NumPy Structured Arrays

numpy
Published

October 16, 2024

Understanding the Structure

Imagine you need to store information about several students: their names (strings), their ages (integers), and their GPA (floating-point numbers). A standard NumPy array can’t handle this directly. This is where structured arrays shine. They allow you to define a data structure with named fields, each holding a specific data type.

Let’s create a simple structured array to represent our student data:

import numpy as np

student_dtype = np.dtype([('name', 'U20'), ('age', int), ('gpa', float)])
students = np.zeros(3, dtype=student_dtype)  # Create an array of 3 students

Here, student_dtype defines the structure. ('name', 'U20') creates a field named ‘name’ that can store Unicode strings up to 20 characters long. ('age', int) and ('gpa', float) define integer and floating-point fields respectively. np.zeros(3, dtype=student_dtype) creates an array of three elements, each conforming to this structure. The initial values are all zeros, reflecting the default values for each data type.
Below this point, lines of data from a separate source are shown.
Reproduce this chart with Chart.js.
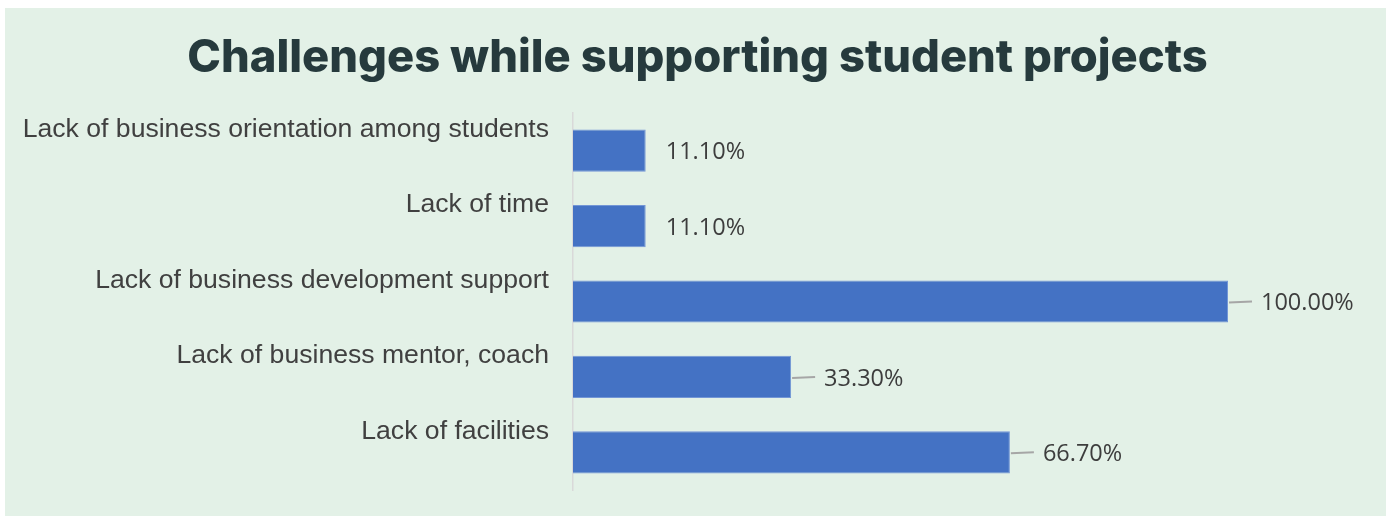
<!DOCTYPE html>
<html lang="en">

<head>
    <meta charset="UTF-8">
    <title>Challenges while supporting student projects</title>
    <script src="https://cdn.jsdelivr.net/npm/chart.js"></script>
    <style>
        body {
            margin: 0;
            background: #ffffff;
        }

        .painel {
            position: absolute;
            left: 5px;
            top: 8px;
            width: 1381px;
            height: 508px;
            background: #e3f1e7;
        }
    </style>
</head>

<body>
    <div class="painel">
        <canvas id="graficoDesafios" width="1381" height="508"></canvas>
    </div>

    <script>
        // dados do gráfico
        const categorias = [
            'Lack of business orientation among students',
            'Lack of time',
            'Lack of business development support',
            'Lack of business mentor, coach',
            'Lack of facilities'
        ];
        const percentuais = [11.1, 11.1, 100, 33.3, 66.7];
        const titulo = 'Challenges while supporting student projects';

        // título centralizado na largura toda do painel
        const tituloPainel = {
            id: 'tituloPainel',
            beforeDraw(chart) {
                const ctx = chart.ctx;
                ctx.save();
                ctx.font = '800 45.3px Inter';
                ctx.fillStyle = '#263a3d';
                ctx.textAlign = 'center';
                ctx.textBaseline = 'alphabetic';
                ctx.fillText(titulo, chart.width / 2 + 2, 64);
                ctx.restore();
            }
        };

        // rótulos de valor ao lado das barras (com linha guia nas barras maiores)
        const rotulosValor = {
            id: 'rotulosValor',
            afterDatasetsDraw(chart) {
                const ctx = chart.ctx;
                const meta = chart.getDatasetMeta(0);
                ctx.save();
                ctx.font = '23.5px "Open Sans"';
                ctx.fillStyle = '#3d3d3d';
                ctx.textBaseline = 'middle';
                ctx.textAlign = 'left';
                meta.data.forEach((barra, i) => {
                    const valor = percentuais[i];
                    const x = barra.x;
                    const y = barra.y;
                    let inicioTexto = x + 20;
                    if (valor > 20) {
                        ctx.strokeStyle = '#a6a6a6';
                        ctx.lineWidth = 2;
                        ctx.beginPath();
                        ctx.moveTo(x + 1, y + 1);
                        ctx.lineTo(x + 24, y);
                        ctx.stroke();
                        inicioTexto = x + 33;
                    }
                    ctx.fillText(valor.toFixed(2) + '%', inicioTexto, y + 2);
                });
                ctx.restore();
            }
        };

        const dados = {
            labels: categorias,
            datasets: [{
                label: 'Percentual',
                data: percentuais,
                backgroundColor: '#4472c4',
                borderColor: '#7396d6',
                borderWidth: 1,
                borderSkipped: 'start',
                barPercentage: 0.56,
                categoryPercentage: 1
            }]
        };

        const config = {
            type: 'bar',
            data: dados,
            options: {
                indexAxis: 'y',
                responsive: false,
                animation: false,
                layout: {
                    padding: { left: 0, right: 158, top: 105, bottom: 26 }
                },
                scales: {
                    x: {
                        display: false,
                        min: 0,
                        max: 100
                    },
                    y: {
                        // tickLength afasta os rótulos do eixo sem desenhar marcas
                        grid: { display: false, drawTicks: true, tickLength: 24 },
                        border: { display: true, color: '#d9d9d9', width: 1.5 },
                        afterFit(escala) {
                            escala.width = 568;
                        },
                        ticks: {
                            padding: 0,
                            labelOffset: -21,
                            color: '#404040',
                            font: { family: '"Liberation Sans", Arial', size: 26.6 }
                        }
                    }
                },
                plugins: {
                    legend: { display: false },
                    tooltip: { enabled: false },
                    title: { display: false }
                }
            },
            plugins: [tituloPainel, rotulosValor]
        };

        new Chart(document.getElementById('graficoDesafios'), config);
    </script>
</body>

</html>
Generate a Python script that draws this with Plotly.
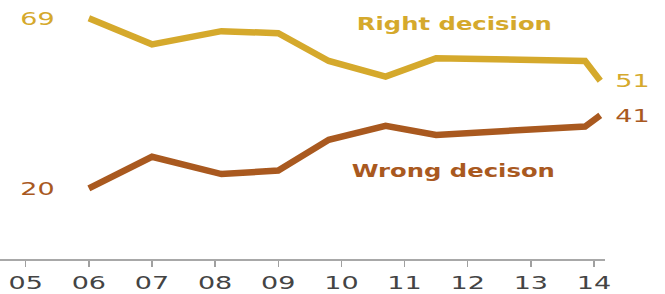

Populating and Accessing Data

Now, let’s populate our structured array with some actual data:

students[0] = ('Alice', 20, 3.8)
students[1] = ('Bob', 22, 3.5)
students[2] = ('Charlie', 19, 3.9)

print(students)

Accessing individual fields is straightforward using dot notation:

print(students['name'])  # Accesses the 'name' field of all students
print(students[0]['age']) # Accesses the 'age' field of the first student

Advanced Usage: Multiple Dimensions and Selection

Structured arrays aren’t limited to one dimension. You can create multi-dimensional structured arrays just like regular NumPy arrays:

student_dtype = np.dtype([('name', 'U20'), ('grades', ('i4', 3))]) #grades is an array of 3 integers
students2 = np.zeros(2, dtype=student_dtype)

students2[0] = ('David', np.array([90,85,92]))
students2[1] = ('Eva', np.array([88,95,80]))

print(students2)
print(students2['grades'][:,0]) #access first grade for all students

Powerful array manipulation using boolean indexing can be used with structured arrays, making data filtering and selection incredibly efficient.

gpa_above_3_8 = students['gpa'] > 3.8
high_achievers = students[gpa_above_3_8]
print(high_achievers)

This example efficiently selects students with a GPA above 3.8.

Beyond the Basics: Real-World Applications

Structured arrays are ideal for numerous applications, including:

  • Scientific data: Storing diverse measurement types from experiments.
  • Image processing: Combining image data with metadata.
  • Financial modeling: Holding financial instrument data with various attributes.
  • Database interaction: Efficiently representing and manipulating data from databases.

The flexibility and efficiency of structured arrays make them a valuable tool in your NumPy arsenal. By understanding their structure and capabilities, you can significantly improve the organization, manipulation, and analysis of complex datasets within your Python programs.